*AIM*
Output the line that holds "Generate a Python", the line that holds "import pandas as pd", and every line between them, exactly, but none of the pictures.

═════ INPUT MATERIAL

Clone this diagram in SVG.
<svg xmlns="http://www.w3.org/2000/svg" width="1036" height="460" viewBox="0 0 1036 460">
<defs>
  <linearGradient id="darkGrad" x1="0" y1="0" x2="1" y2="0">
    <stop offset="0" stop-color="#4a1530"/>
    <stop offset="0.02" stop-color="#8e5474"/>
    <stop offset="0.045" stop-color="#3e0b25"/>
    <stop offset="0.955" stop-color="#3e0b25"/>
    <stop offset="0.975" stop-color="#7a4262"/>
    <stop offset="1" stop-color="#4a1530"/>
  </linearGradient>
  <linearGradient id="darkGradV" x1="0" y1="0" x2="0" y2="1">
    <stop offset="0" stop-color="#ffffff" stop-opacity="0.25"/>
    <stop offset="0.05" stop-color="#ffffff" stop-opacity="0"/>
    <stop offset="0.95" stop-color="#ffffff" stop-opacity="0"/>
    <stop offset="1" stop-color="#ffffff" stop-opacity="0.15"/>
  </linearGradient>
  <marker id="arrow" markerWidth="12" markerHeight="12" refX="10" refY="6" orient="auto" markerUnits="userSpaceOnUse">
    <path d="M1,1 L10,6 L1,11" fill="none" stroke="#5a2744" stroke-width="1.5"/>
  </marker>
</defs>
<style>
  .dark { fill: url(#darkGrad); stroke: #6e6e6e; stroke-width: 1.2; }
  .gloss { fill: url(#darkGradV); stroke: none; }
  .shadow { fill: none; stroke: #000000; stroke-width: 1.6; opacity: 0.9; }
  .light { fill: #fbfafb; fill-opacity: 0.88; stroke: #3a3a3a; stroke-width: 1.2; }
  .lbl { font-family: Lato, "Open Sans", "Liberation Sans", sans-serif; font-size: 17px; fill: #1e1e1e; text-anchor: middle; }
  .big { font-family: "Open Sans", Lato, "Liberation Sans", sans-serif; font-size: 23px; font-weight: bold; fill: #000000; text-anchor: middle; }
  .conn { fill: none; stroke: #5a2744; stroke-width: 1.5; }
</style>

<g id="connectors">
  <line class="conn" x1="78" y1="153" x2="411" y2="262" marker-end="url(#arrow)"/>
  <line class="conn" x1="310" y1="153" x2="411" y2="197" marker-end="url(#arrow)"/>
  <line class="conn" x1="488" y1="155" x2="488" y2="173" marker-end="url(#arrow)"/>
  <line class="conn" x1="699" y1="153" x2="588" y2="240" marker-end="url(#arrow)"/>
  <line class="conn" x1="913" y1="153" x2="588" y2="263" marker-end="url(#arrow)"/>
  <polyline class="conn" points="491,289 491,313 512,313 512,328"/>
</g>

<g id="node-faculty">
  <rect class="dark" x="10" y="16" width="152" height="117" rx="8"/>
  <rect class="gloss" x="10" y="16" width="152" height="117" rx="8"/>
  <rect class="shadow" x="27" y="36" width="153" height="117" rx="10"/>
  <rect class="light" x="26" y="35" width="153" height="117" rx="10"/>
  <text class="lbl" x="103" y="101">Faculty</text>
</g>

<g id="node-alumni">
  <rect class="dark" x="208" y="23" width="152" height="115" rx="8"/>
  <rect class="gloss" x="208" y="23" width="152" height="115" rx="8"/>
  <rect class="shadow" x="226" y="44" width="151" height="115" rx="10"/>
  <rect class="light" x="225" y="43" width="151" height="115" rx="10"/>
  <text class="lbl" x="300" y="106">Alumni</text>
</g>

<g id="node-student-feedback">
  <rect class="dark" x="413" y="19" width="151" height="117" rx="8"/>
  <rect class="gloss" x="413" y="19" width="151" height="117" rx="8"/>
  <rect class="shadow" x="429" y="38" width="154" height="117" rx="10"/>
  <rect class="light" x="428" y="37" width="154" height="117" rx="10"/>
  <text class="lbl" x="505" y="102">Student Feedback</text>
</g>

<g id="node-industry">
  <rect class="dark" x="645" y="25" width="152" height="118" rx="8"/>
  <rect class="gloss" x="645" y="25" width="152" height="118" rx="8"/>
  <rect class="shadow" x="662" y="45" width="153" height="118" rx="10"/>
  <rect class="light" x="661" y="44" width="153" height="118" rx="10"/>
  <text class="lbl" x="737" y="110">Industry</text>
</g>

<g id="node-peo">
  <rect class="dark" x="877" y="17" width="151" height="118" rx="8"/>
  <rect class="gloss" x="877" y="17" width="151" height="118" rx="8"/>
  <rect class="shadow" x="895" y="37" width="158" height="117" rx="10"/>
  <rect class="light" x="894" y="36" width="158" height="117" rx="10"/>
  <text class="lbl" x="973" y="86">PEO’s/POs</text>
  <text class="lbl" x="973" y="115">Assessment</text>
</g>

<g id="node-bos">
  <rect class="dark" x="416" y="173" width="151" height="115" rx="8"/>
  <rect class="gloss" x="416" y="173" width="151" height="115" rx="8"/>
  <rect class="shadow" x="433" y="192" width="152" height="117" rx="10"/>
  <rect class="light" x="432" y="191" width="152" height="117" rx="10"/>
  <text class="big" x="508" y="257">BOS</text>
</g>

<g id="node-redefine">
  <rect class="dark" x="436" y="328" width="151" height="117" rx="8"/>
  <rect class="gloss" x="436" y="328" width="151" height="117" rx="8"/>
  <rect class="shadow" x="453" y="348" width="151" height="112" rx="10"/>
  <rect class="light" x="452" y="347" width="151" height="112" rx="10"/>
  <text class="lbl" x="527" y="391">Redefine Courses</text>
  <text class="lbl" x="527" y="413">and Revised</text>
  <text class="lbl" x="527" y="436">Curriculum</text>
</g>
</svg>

══════════
═════ INPUT MATERIAL

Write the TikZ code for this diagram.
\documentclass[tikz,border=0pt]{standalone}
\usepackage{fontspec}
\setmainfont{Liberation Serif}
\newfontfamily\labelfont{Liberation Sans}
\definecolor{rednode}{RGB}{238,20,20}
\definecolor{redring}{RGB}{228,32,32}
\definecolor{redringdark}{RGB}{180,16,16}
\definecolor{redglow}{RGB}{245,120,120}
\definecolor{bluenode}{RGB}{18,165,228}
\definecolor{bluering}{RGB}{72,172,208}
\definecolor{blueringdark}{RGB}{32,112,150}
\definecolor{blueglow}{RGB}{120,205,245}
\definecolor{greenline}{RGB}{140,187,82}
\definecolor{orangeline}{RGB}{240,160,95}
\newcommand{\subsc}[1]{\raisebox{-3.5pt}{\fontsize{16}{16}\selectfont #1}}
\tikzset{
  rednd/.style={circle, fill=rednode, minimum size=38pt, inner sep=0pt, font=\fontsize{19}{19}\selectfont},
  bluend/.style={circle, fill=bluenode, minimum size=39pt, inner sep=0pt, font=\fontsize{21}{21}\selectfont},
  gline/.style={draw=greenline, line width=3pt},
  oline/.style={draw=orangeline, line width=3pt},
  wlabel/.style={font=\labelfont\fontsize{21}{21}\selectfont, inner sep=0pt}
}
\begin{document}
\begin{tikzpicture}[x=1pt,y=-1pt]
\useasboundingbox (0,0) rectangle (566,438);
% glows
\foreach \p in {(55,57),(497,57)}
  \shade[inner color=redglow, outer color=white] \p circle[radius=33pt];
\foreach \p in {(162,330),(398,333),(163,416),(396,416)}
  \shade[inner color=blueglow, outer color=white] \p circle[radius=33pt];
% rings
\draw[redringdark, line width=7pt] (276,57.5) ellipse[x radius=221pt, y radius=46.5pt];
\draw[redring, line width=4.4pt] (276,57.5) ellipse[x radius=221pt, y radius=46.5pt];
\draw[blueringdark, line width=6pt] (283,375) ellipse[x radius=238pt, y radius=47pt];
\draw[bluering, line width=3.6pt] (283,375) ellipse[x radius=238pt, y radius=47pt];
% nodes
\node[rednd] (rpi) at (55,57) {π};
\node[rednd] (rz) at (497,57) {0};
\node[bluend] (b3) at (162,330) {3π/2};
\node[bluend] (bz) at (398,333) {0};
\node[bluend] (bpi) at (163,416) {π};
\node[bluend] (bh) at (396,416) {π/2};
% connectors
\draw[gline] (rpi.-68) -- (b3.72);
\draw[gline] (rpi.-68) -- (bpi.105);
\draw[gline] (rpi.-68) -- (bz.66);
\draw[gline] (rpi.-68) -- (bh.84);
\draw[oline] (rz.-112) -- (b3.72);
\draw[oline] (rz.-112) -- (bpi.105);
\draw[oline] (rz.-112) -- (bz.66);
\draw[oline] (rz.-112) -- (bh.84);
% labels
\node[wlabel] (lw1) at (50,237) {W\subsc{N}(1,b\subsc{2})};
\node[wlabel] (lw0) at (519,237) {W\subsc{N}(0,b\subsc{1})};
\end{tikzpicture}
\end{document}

══════════
═════ INPUT MATERIAL

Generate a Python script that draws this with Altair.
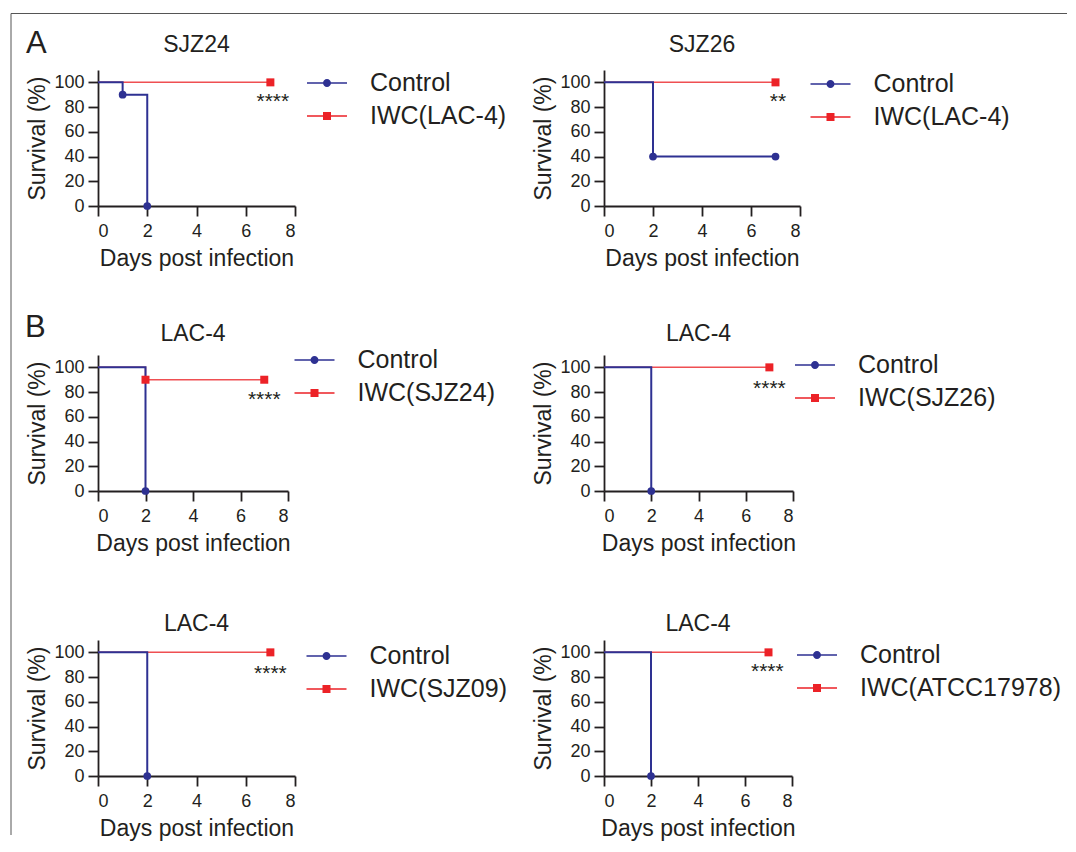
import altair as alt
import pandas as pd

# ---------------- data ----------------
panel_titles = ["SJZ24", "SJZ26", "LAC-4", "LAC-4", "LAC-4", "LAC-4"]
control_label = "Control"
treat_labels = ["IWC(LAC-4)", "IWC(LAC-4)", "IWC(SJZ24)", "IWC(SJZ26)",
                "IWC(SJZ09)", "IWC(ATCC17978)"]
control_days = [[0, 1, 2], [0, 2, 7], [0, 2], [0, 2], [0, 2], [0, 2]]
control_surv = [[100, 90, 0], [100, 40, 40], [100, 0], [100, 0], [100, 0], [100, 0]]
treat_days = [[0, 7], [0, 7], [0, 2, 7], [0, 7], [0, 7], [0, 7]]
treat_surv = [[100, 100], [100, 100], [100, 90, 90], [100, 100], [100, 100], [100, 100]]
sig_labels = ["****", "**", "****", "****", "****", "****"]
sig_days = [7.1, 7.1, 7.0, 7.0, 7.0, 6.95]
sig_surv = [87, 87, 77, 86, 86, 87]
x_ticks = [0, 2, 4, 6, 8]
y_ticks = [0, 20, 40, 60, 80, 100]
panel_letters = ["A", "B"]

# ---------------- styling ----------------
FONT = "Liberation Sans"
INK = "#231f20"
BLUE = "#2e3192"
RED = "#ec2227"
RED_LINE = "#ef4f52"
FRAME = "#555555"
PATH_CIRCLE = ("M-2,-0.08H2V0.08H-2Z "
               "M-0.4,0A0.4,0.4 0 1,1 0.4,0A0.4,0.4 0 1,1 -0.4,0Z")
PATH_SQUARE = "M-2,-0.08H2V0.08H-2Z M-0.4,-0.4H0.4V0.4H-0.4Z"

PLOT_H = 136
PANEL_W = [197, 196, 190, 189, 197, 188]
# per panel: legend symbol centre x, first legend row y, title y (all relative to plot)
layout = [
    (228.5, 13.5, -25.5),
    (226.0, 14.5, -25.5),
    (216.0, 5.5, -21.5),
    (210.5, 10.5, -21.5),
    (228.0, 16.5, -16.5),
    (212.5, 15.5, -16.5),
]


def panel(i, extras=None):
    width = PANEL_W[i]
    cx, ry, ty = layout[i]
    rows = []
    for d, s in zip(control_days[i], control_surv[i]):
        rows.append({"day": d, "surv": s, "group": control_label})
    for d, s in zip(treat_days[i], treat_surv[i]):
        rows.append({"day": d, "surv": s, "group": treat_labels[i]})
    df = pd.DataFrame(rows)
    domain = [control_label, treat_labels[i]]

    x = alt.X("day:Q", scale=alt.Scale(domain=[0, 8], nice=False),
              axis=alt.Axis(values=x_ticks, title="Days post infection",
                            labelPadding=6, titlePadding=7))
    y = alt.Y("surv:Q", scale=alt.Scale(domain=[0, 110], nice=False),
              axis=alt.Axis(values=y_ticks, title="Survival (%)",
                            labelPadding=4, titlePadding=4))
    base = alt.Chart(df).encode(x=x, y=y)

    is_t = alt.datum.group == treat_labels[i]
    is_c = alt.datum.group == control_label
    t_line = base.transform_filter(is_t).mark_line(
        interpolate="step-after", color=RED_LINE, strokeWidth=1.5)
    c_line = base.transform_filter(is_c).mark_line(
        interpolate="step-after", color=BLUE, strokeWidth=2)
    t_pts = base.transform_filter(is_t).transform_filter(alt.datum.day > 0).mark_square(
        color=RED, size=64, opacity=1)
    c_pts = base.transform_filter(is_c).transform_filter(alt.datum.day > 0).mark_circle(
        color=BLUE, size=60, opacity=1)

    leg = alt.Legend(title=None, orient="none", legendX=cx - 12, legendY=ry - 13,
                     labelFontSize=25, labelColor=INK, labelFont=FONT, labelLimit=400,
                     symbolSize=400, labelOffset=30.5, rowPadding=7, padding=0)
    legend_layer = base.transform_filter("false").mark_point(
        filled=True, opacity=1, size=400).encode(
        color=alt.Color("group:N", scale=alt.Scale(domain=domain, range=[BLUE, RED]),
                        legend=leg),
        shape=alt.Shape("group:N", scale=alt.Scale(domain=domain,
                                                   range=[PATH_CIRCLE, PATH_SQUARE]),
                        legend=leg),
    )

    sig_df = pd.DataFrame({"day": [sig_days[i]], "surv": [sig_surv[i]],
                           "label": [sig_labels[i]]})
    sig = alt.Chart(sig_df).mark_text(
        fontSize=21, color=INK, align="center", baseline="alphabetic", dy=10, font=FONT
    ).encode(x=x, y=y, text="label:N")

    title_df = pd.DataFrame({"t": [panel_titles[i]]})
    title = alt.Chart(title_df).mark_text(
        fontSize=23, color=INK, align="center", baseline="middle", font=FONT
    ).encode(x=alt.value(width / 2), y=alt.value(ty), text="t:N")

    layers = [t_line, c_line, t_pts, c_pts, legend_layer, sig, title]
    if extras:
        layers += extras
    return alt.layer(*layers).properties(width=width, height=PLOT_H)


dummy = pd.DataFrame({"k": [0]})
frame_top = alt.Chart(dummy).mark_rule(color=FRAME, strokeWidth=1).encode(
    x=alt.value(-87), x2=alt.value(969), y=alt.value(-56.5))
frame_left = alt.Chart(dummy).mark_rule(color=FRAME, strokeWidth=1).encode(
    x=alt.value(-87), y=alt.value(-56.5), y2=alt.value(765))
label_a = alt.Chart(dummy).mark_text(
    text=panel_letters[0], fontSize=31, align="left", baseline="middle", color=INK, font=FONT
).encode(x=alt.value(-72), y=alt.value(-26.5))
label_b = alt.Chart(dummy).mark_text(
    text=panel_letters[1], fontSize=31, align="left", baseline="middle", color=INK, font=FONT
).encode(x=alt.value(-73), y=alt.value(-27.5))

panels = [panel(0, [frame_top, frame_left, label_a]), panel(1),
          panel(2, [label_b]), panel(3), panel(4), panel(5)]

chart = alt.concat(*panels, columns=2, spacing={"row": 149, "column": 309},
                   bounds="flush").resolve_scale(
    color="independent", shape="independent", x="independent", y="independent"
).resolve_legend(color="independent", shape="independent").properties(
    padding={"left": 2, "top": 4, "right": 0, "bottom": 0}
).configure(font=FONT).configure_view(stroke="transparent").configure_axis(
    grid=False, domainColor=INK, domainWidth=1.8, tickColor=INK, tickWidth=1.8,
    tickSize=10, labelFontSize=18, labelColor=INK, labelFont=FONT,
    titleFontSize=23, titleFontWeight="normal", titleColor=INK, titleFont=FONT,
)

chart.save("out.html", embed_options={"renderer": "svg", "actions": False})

══════════

*RESULT OF THE TASK*
Generate a Python script that draws this with Altair.
import altair as alt
import pandas as pd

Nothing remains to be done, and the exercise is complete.